Is a ‘victim’ – assuming the status to be genuine – served by the State rushing to commit a further injustice, on the sovereign authority of the Law?

Any aggrieved Citizen’s right to ‘justice’ is – I would think – a right to have the case heard in a well-functioning court of Western and Constitutional justice. Nobody has a ‘right’ to Get What They Want, especially when in order to give it to them the State hastily degrades itself by inflicting sovereign harm on another Citizen.

And any persons or parties or organized interests who attempt to corrupt, corrode, weaken, or otherwise undermine the long-evolved, painstakingly rational and evidence-based processes of Western (and American and Constitutional) justice are surely not ‘reformers’ nor ‘progressives’ but are rather ‘regressives’ in a most lethal sense.

Persons unable to defend themselves on such a skewed – perhaps even rigged – field might be victimized by persons who could bring no proof to the courtroom. (Of course, it is precisely a clarion symptom of the legal regression to primitivism that even to mention anything that might slow down the rush-to-assuage-Pain is presumed to be evil, insensitive, and collusive with the alleged evil itself.)

And – from an economic and ‘business’ point of view – it might make Wisconsin’s atmosphere more unattractive to businesses if they realized that anyone at anytime could come up and file legal claims for large amounts that were, essentially and for all practical purposes, impossible to defend against.

It is not surprising to see such dirty-pool in a close and important political race.

What is of more relevance is how the SO Mania – especially in its tripwire ‘Children’ variant – having been laboriously constructed by the government, is now available for general use as a weapon or tool by which to manipulate and stampede public opinion. *

There is much easily-available conventional ‘outrage’ material for you online, so I will include this article for a more balanced view. (You have to scroll down to the particular entry entitled "WISC SEN RACE TAKES UGLY TURN" dated for 29 September, Monday.)

Again, I take no position on the political race itself and do not presume to urge you or move you in the direction of any particular political candidate or party.
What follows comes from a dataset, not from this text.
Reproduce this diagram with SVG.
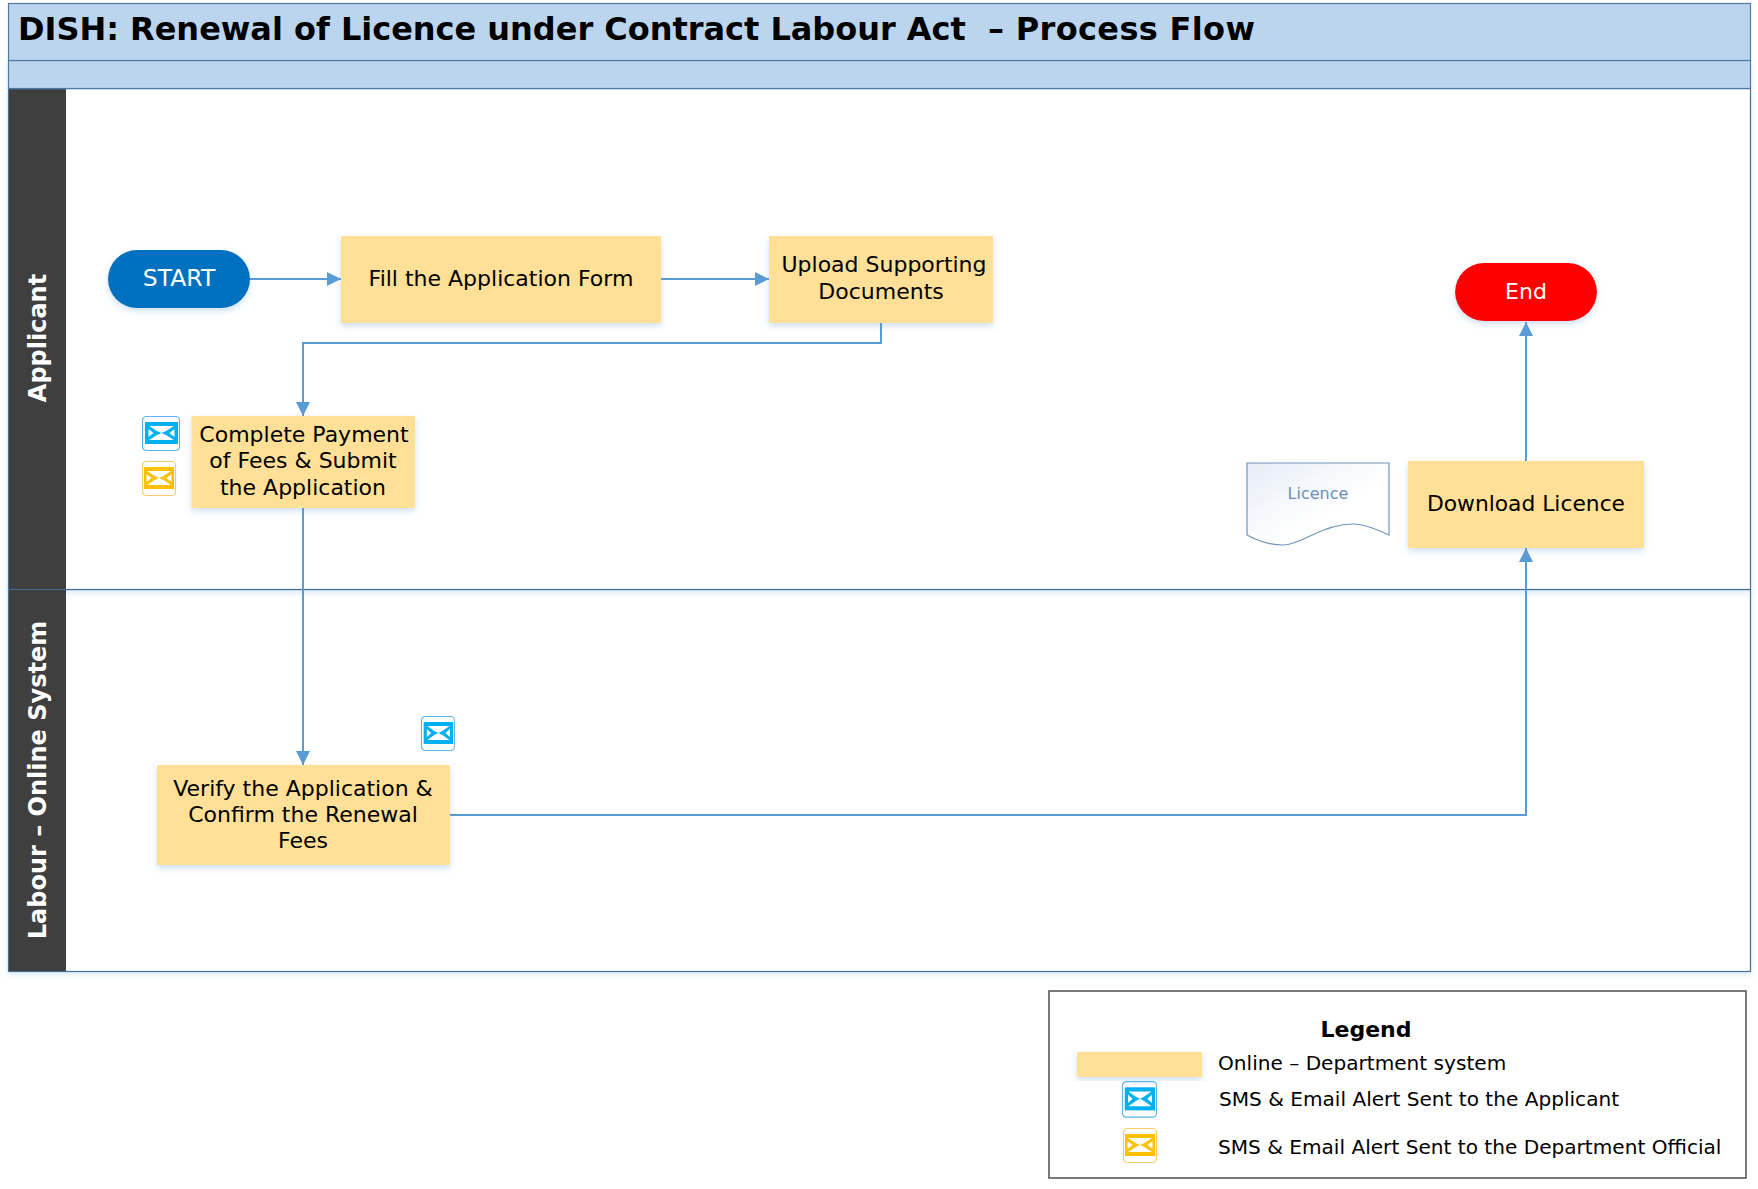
<svg xmlns="http://www.w3.org/2000/svg" width="1758" height="1189" viewBox="0 0 1758 1189">
<style>
text{font-family:"DejaVu Sans","Verdana",sans-serif;fill:#000;font-size:22px;text-anchor:middle}
.task{fill:#ffe096;filter:url(#sh)}
.bar{fill:#bcd5ee;stroke:#4f7aa5;stroke-width:1.2}
.lane{fill:#fff;stroke:#41719c;stroke-width:1.2;filter:url(#sh2)}
.hd{fill:#3f3f3f}
.hdt{fill:#fff;font-weight:bold;font-size:24px}
.c{fill:none;stroke:#5b9bd5;stroke-width:2}
.lg{text-anchor:start;font-size:20.1px}
</style>
<defs>
<filter id="sh" x="-10%" y="-10%" width="120%" height="125%"><feDropShadow dx="0" dy="3" stdDeviation="3" flood-color="#5b9bd5" flood-opacity="0.3"/></filter>
<filter id="sh2" x="-1%" y="-2%" width="102%" height="104%"><feDropShadow dx="0" dy="3" stdDeviation="3" flood-color="#5b9bd5" flood-opacity="0.2"/></filter>
<marker id="a" markerUnits="userSpaceOnUse" markerWidth="14" markerHeight="14" refX="14" refY="7" orient="auto"><path d="M0 0L14 7L0 14Z" fill="#5b9bd5"/></marker>
<linearGradient id="dg" x1="0" y1="0" x2="1" y2="1"><stop offset="0" stop-color="#e6edf7"/><stop offset="0.6" stop-color="#fff"/></linearGradient>
<g id="mail-b"><rect x="0.5" y="0.5" width="37" height="34" rx="4" fill="#fff" stroke="#5bb4e5" stroke-width="1.2"/><rect x="3" y="6" width="33" height="22" fill="#00b0f0"/><path d="M7 10H32L24 15L19.500 17L15 15ZM7 24H32L24 19L19.500 17L15 19ZM6.500 13L11.500 17L6.500 21ZM32.500 13L27.500 17L32.500 21Z" fill="#fff"/></g>
<g id="mail-y"><rect x="0.5" y="0.5" width="33" height="34" rx="4" fill="#fff" stroke="#f5cd6a" stroke-width="1.2"/><rect x="2" y="6" width="30" height="22" fill="#ffc000"/><path d="M5 10H29L21.500 15L17 17L12.500 15ZM5 24H29L21.500 19L17 17L12.500 19ZM4.500 13L9.500 17L4.500 21ZM29.500 13L24.500 17L29.500 21Z" fill="#fff"/></g>
</defs>
<rect width="1758" height="1189" fill="#fff"/>
<g id="lanes">
<rect class="lane" x="8.500" y="589.500" width="1742" height="382"/>
<rect class="lane" x="8.500" y="88.500" width="1742" height="501"/>
<rect class="hd" x="9" y="89" width="57" height="500"/>
<rect class="hd" x="9" y="590" width="57" height="381"/>
<text class="hdt" transform="translate(46,338) rotate(-90)">Applicant</text>
<text class="hdt" transform="translate(46,780) rotate(-90)">Labour – Online System</text>
</g>
<g id="header">
<rect class="bar" x="8.500" y="60.500" width="1742" height="28" filter="url(#sh2)"/>
<rect class="bar" x="8.500" y="3.500" width="1742" height="57"/>
<text y="40" style="text-anchor:start;font-weight:bold;font-size:32px;white-space:pre"><tspan x="18" textLength="970">DISH: Renewal of Licence under Contract Labour Act  </tspan><tspan x="988" textLength="267">– Process Flow</tspan></text>
</g>
<g id="connectors">
<path class="c" d="M249 279H341" marker-end="url(#a)"/>
<path class="c" d="M661 279H769" marker-end="url(#a)"/>
<path class="c" d="M881 323V343H303V416" marker-end="url(#a)"/>
<path class="c" d="M303 508V765" marker-end="url(#a)"/>
<path class="c" d="M450 815H1526V548" marker-end="url(#a)"/>
<path class="c" d="M1526 461V322" marker-end="url(#a)"/>
</g>
<g id="start"><rect x="108" y="250" width="142" height="58" rx="29" fill="#0070c0" filter="url(#sh)"/><text x="179" y="286" style="fill:#fff;font-size:23.500px">START</text></g>
<g id="fill-form"><rect class="task" x="341" y="236" width="320" height="87"/><text x="501" y="286">Fill the Application Form</text></g>
<g id="upload"><rect class="task" x="769" y="236" width="224" height="87"/><text x="884" y="272">Upload Supporting</text><text x="881" y="299">Documents</text></g>
<g id="payment"><rect class="task" x="191.500" y="416" width="223.500" height="92"/><text x="304" y="442">Complete Payment</text><text x="303" y="468">of Fees &amp; Submit</text><text x="303" y="495">the Application</text></g>
<g id="mail-applicant-1"><use href="#mail-b" x="142" y="416"/></g>
<g id="mail-official-1"><use href="#mail-y" x="142" y="461"/></g>
<g id="verify"><rect class="task" x="157" y="765" width="293" height="100"/><text x="303" y="796">Verify the Application &amp;</text><text x="303" y="822">Confirm the Renewal</text><text x="303" y="848">Fees</text></g>
<g id="mail-applicant-2"><use href="#mail-b" transform="translate(421,716) scale(.89,1)"/></g>
<g id="licence-doc"><path d="M1247 463H1389V535C1372 527 1362 524 1353 524C1335 524 1320 531 1310 536C1300 541 1290 545 1283 545C1270 545 1258 541 1247 535Z" fill="url(#dg)" stroke="#6f95bd" stroke-width="1.2"/><text x="1318" y="499" style="font-size:16px;fill:#6d8fb5">Licence</text></g>
<g id="download"><rect class="task" x="1408" y="461" width="236" height="87"/><text x="1526" y="511" style="font-size:21.800px">Download Licence</text></g>
<g id="end"><rect x="1455" y="263" width="142" height="58" rx="29" fill="#f00" filter="url(#sh)"/><text x="1526" y="299" style="fill:#fff">End</text></g>
<g id="legend">
<rect x="1049" y="991" width="697" height="187" fill="#fff" stroke="#595959" stroke-width="1.600"/>
<text x="1366" y="1037" style="font-weight:bold">Legend</text>
<rect class="task" x="1077" y="1052" width="125" height="25"/>
<text class="lg" x="1218" y="1070">Online – Department system</text>
<use href="#mail-b" transform="translate(1122,1081) scale(.92,1.05)"/>
<text class="lg" x="1219" y="1106">SMS &amp; Email Alert Sent to the Applicant</text>
<use href="#mail-y" x="1123" y="1128"/>
<text class="lg" x="1218" y="1154">SMS &amp; Email Alert Sent to the Department Official</text>
</g>
</svg>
But you can see how the SO Mania has now taken up residence, corrupting and stampeding public deliberation and discourse.

There remains so much to be done.

NOTES

*I had Posted several times recently about Julian Assange, the Wikileaks founder, who was poised to publish 15,000 or so more leaked documents about the US military in Afghanistan that would be most unwelcome politically just as elections were coming up. He was suddenly accused of some form of sexual-assault and all of the panoply of the SO Mania was deployed against him. As of this writing, Wikileaks is still poised to release the documents and suddenly the sex-offense B-line (as the scriptwriters would say) has disappeared.